Sungai Shenzhen yang menjadi pembatas wilayah China daratan dengan Hong Kong terlihat jelas dari puncak gedung ini. Di lantai ini pula terdapat patung lilin Deng tengah duduk bersama Perdana Menteri Inggris Margaret Thatcher membahas masa depan Hong Kong. Ini merupakan replika pertemuan mereka pada 4 September 1982 di Balai Agung Rakyat China Beijing.
Selain pemandangan Shenzhen dari pencakar langit, di lantai 69 ini juga ada ruangan teater yang menyuguhkan film pendek sejarah Shenzhen. Ada banyak cerita tentang betapa cepatnya China membangun Shenzhen dan gedung-gedung tingginya.
Pukul 16.00
Dongmen Market
Tak lengkap mengunjungi Shenzhen tanpa berbelanja. Jika Anda sering berbelanja di Pasar Pagi Mangga Dua, Jakarta, atau pusat perbelanjaan semacam ITC Kuningan, Jakarta, sebagian besar barang-barang mode yang dijual di sana berasal dari Shenzhen.

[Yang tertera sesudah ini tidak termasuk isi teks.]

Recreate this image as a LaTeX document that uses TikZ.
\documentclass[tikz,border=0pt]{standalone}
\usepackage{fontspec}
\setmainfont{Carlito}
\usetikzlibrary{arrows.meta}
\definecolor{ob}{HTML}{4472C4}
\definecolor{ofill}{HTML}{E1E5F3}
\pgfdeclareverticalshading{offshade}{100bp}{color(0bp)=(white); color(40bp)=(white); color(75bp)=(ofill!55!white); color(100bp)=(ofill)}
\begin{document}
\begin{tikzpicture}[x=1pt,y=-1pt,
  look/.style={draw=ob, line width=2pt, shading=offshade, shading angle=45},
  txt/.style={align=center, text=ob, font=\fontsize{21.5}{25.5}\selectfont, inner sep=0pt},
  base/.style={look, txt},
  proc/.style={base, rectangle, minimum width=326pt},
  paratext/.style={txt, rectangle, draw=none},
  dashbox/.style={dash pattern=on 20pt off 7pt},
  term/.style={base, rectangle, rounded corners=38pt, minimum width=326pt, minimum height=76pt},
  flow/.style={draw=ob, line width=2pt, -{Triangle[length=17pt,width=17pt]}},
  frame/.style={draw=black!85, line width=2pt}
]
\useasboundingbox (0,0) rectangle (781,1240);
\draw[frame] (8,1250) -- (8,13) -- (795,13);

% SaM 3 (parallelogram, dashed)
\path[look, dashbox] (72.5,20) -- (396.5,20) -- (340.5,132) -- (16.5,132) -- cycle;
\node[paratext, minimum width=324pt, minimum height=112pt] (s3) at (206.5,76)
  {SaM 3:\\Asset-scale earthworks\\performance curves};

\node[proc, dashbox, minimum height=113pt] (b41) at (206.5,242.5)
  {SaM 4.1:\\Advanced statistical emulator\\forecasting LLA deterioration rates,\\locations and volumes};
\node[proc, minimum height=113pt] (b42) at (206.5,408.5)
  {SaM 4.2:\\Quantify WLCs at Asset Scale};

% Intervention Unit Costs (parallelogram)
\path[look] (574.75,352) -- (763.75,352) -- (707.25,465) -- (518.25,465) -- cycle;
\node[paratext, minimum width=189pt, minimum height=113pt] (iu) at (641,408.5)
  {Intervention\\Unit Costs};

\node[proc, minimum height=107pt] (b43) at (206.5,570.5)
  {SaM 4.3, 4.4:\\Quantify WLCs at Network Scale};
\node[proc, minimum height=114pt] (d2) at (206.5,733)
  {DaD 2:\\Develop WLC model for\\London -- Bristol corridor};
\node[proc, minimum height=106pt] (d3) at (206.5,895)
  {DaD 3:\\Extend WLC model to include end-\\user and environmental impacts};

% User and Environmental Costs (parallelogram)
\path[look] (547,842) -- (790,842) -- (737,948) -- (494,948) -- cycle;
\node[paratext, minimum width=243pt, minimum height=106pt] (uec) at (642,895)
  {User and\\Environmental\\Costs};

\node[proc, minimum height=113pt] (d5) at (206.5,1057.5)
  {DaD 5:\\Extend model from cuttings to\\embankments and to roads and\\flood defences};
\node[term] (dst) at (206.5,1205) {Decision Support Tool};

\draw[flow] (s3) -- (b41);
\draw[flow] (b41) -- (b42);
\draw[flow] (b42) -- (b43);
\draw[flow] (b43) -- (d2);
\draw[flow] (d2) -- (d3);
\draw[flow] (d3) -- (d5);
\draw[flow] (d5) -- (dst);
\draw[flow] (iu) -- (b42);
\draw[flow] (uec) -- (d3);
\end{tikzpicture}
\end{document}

Di sini ada dua pusat perbelanjaan besar yang dikunjungi ratusan ribu orang setiap hari. Salah satunya adalah Dongmen Market. Selain produk mode berlabel global, Dongmen juga banyak menawarkan barang mode produksi lokal China yang sebagian besar juga diekspor, termasuk ke Indonesia.
Kecuali di mal yang ada di kawasan ini, harga berbagai barang mode di Dongmen bisa ditawar. Tawarlah segigih mungkin untuk mendapatkan harga terbaik.
Pengetahuan berbahasa Mandarin menjadi nilai tambah jika ingin menawar harga di Dongmen. Jika barang-barang di Mangga Dua saja asalnya dari sini, bisa dibayangkan harga sebenarnya. Di Dongmen, berbelanjalah sampai kaki Anda lemas.